Problem:
Scan the data for "with" and copy the lines it appears in.

Given data:
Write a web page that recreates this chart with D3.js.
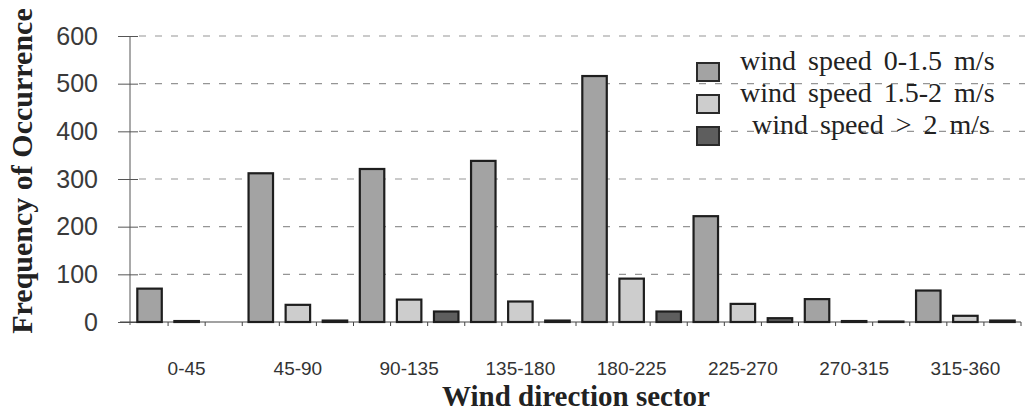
<!DOCTYPE html>
<html>
<head>
<meta charset="utf-8">
<script src="https://cdn.jsdelivr.net/npm/d3@7"></script>
<style>
  body { margin: 0; background: #fff; }
  svg { display: block; }
</style>
</head>
<body>
<svg id="drawing_region"></svg>
<script>
// data
const sectors = ["0-45", "45-90", "90-135", "135-180", "180-225", "225-270", "270-315", "315-360"];
const seriesNames = ["wind speed 0-1.5 m/s", "wind speed 1.5-2 m/s", " wind speed > 2 m/s"];
const speedLow  = [70, 312, 321, 338, 516, 222, 48, 66];
const speedMid  = [2, 36, 47, 43, 91, 38, 2, 13];
const speedHigh = [0, 3, 22, 3, 22, 8, 1, 3];
const yTicks = [0, 100, 200, 300, 400, 500, 600];

const seriesValues = [speedLow, speedMid, speedHigh];
const fills = ["#a3a3a3", "#cdcdcd", "#5e5e5e"];

const width = 1025;
const height = 413;
const margin = {top: 36, right: 4, bottom: 91, left: 131};

const svg = d3.select('#drawing_region')
    .attr('width', width)
    .attr('height', height);

// scales
const xscale = d3.scaleBand()
    .domain(sectors)
    .range([margin.left, width - margin.right])
    .padding(0);

const inner = d3.scaleBand()
    .domain([0, 1, 2])
    .range([0, xscale.bandwidth()])
    .paddingInner(0.34)
    .paddingOuter(0.17);

const yscale = d3.scaleLinear()
    .domain([0, 600])
    .range([height - margin.bottom, margin.top]);

// dashed gridlines
svg.append('g')
  .selectAll('line')
  .data(yTicks.filter(d => d > 0))
  .enter()
  .append('line')
    .attr('x1', margin.left + 8)
    .attr('x2', width)
    .attr('y1', d => yscale(d))
    .attr('y2', d => yscale(d))
    .attr('stroke', '#959595')
    .attr('stroke-width', 1.2)
    .attr('stroke-dasharray', '7,9');

// y axis
const yaxis = d3.axisLeft(yscale)
    .tickValues(yTicks)
    .tickSize(0)
    .tickPadding(32);

const yg = svg.append('g')
    .attr('transform', `translate(${margin.left - 1}, 0)`)
    .call(yaxis);
yg.select('.domain').attr('stroke', '#555').attr('d', `M0,${yscale(600)}V${yscale(0) + 3}`);
yg.selectAll('text')
    .attr('font-family', '"Liberation Sans", Arial, sans-serif')
    .attr('font-size', 25)
    .attr('fill', '#3a3a3a');
// small cross ticks on the y axis
yg.selectAll('.tick').append('line')
    .attr('x1', -12).attr('x2', 8)
    .attr('stroke', '#555').attr('stroke-width', 1);

// x axis baseline with ticks at every slot edge
const slotEdges = [];
sectors.forEach(s => {
  for (let k = 1; k <= 3; k++) slotEdges.push(xscale(s) + k * xscale.bandwidth() / 3);
});
const xg = svg.append('g');
xg.append('line')
    .attr('x1', margin.left - 11)
    .attr('x2', width - 4)
    .attr('y1', yscale(0))
    .attr('y2', yscale(0))
    .attr('stroke', '#444')
    .attr('stroke-width', 1.2);
xg.selectAll('line.tk')
  .data(slotEdges)
  .enter()
  .append('line')
    .attr('class', 'tk')
    .attr('x1', d => d).attr('x2', d => d)
    .attr('y1', yscale(0)).attr('y2', yscale(0) + 4)
    .attr('stroke', '#444');

// category labels
xg.selectAll('text')
  .data(sectors)
  .enter()
  .append('text')
    .attr('x', d => xscale(d) + xscale.bandwidth() / 2)
    .attr('y', 375)
    .attr('text-anchor', 'middle')
    .attr('font-family', '"Liberation Sans", Arial, sans-serif')
    .attr('font-size', 19)
    .attr('fill', '#333')
    .text(d => d);

// bars
const barData = [];
sectors.forEach((s, i) => {
  seriesValues.forEach((vals, j) => {
    barData.push({sector: s, series: j, value: vals[i]});
  });
});

svg.append('g')
  .selectAll('rect')
  .data(barData.filter(d => d.value > 0))
  .enter()
  .append('rect')
    .attr('x', d => xscale(d.sector) + inner(d.series))
    .attr('y', d => yscale(d.value))
    .attr('width', inner.bandwidth())
    .attr('height', d => yscale(0) - yscale(d.value))
    .attr('fill', d => fills[d.series])
    .attr('stroke', '#1e1e1e')
    .attr('stroke-width', 2.2);

// legend
const legend = svg.append('g');
const lg = legend.selectAll('g')
  .data(seriesNames)
  .enter()
  .append('g')
    .attr('transform', (d, i) => `translate(697, ${63 + i * 32})`);
lg.append('rect')
    .attr('width', 22)
    .attr('height', 18)
    .attr('fill', (d, i) => fills[i])
    .attr('stroke', '#2a2a2a')
    .attr('stroke-width', 2);
lg.append('text')
    .attr('x', 43)
    .attr('y', 7)
    .attr('font-family', '"Liberation Serif", "Times New Roman", serif')
    .attr('font-size', 28)
    .attr('word-spacing', 5)
    .attr('fill', '#222')
    .style('white-space', 'pre')
    .text(d => d);

// axis titles
svg.append('text')
    .attr('transform', 'translate(32, 171) rotate(-90)')
    .attr('text-anchor', 'middle')
    .attr('font-family', '"Liberation Serif", "Times New Roman", serif')
    .attr('font-weight', 'bold')
    .attr('font-size', 30)
    .attr('fill', '#222')
    .text('Frequency of Occurrence');

svg.append('text')
    .attr('x', 576)
    .attr('y', 406)
    .attr('text-anchor', 'middle')
    .attr('font-family', '"Liberation Serif", "Times New Roman", serif')
    .attr('font-weight', 'bold')
    .attr('font-size', 29)
    .attr('fill', '#222')
    .text('Wind direction sector');
</script>
</body>
</html>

The result:
Write a web page that recreates this chart with D3.js.
// x axis baseline with ticks at every slot edge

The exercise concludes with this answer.